M4, the Cat's Eye Cluster, did indeed show off its cat's eye aspect, a line of stars, the iris of the cat's "eye," running right across the cluster's center.

M68 is not often a standout, and in these skies, this globular star cluster was only a dim fuzzball.

M67: This aged galactic cluster has always been one of my faves, and I remembered to catch it before it plunged too far into the western murk. Pretty good, considering. Wish I had caught it earlier.

M65 and M66. I'll admit that under these conditions I had to locate these Leo showpiece galaxies in my pal's C8 first. They weren't obvious in the haze in the C8 and were barely there—but there—in my ETX.

M105 and company. During a time when this galaxy group's area of Leo was in a sucker hole, I was able to see not just 105, but the brighter of its two companion galaxies.

Omega Centauri was, by the time I thought to go there, only about 10 degrees above the truly icky southern horizon. The Mother of All Globs appeared as a vague but large nebulous patch, not much worse than what was in the 8-incher next door.

M104: at times the Sombrero Galaxy’s dust lane was visible.

M87. This monster elliptical was visible, sure, but dimmer than it usually is in this scope.

M107: BARELY there in the 125 or the C8 on this evening. I had to convince myself I was really picking up this globular cluster in either scope.

The Ghost of Jupiter (NGC 3242): this planetary was not only large and bright but showed off a strong robin's egg blue color.

And so it went until the skies closed down completely at about midnight...

Let me say rat-cheer that every single object I requested wound up in the field of the 26mm Meade Plössl after go-toing a go-to. I didn't obsess about alignment. Didn't level the tripod; just plunked her down, that’s the grab ‘n go way. Didn't pick special alignment stars, either. Merely did an LNT Easy Align and accepted whatever star picks the Autostar came up with (Arcturus and Procyon). I did use a 25mm crosshair eyepiece to center the alignment stars, but that was the only particular care I took. Certainly not everything was dead center in the eyepiece after go-tos, quite the opposite, but everything was, as above, in the Plössl’s field somewhere, from one side of the sky to the udder.

Eyepieces? Ah, there's the wonder of the thing. One of the joys of the ETX is that it is not picky about oculars. I just slung a box of el cheapo 1.25-inchers in the Camry. In addition to the supplied Meade eyepiece (which is not bad at all), I used a 15mm Orion (Synta) Expanse, a 20mm Expanse, an 11mm Birdseye (80-degree AFOV), and as mentioned above, an ancient Circle T Celestron Ortho. None of these oculars cost more than 50 bucks, give or take, but all essentially offered pinpoint stars to the field edge—one of the benefits that comes with f/15.

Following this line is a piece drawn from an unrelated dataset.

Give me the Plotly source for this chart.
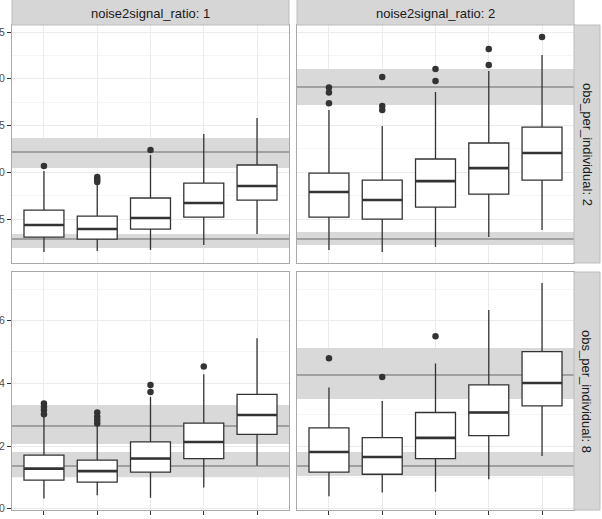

To sum up? Evenings like this (and vacation trips) are why I bought Charity Hope Valentine in the first place, and she again impressed me in this role. You know what, though? The images she was turning out were good enough that I began to wonder what she might do at a real DARK site. Maybe someday, you never can tell. So, two and a half years down the road, this little scope is still Unk Rod's Best Girl—or thinks she is, anyway.

BTW, we had torrential rains Friday, and the result was the skeeters were REALLY out for blood. Didn't just have to just spray myself with Deep Woods off; I had to practically bathe in the stuff and reapply it every 30 minutes as I sweated it off in the damp and still air of The Swamp.

When the sky clouded over, the scope was back in the Toyota and Unk was headed back to Chaos Manor South in 10-minutes, tops. Once more within the comforting confines of Chaos Manor South's den, the bug spray washed off, the Rebel Yell poured out, and the cotton-picking Ghost Hunters on the boob tube, I ruminated on the evening's adventure. The least I could say about it was I'd seen a lot more than I would have if I'd been setting in front of the cable TV all night. And if I hadn't had Miss Charity, I'd have been tempted to do just that. That is the real beauty of a Charity Hope Valentine night, muchachos.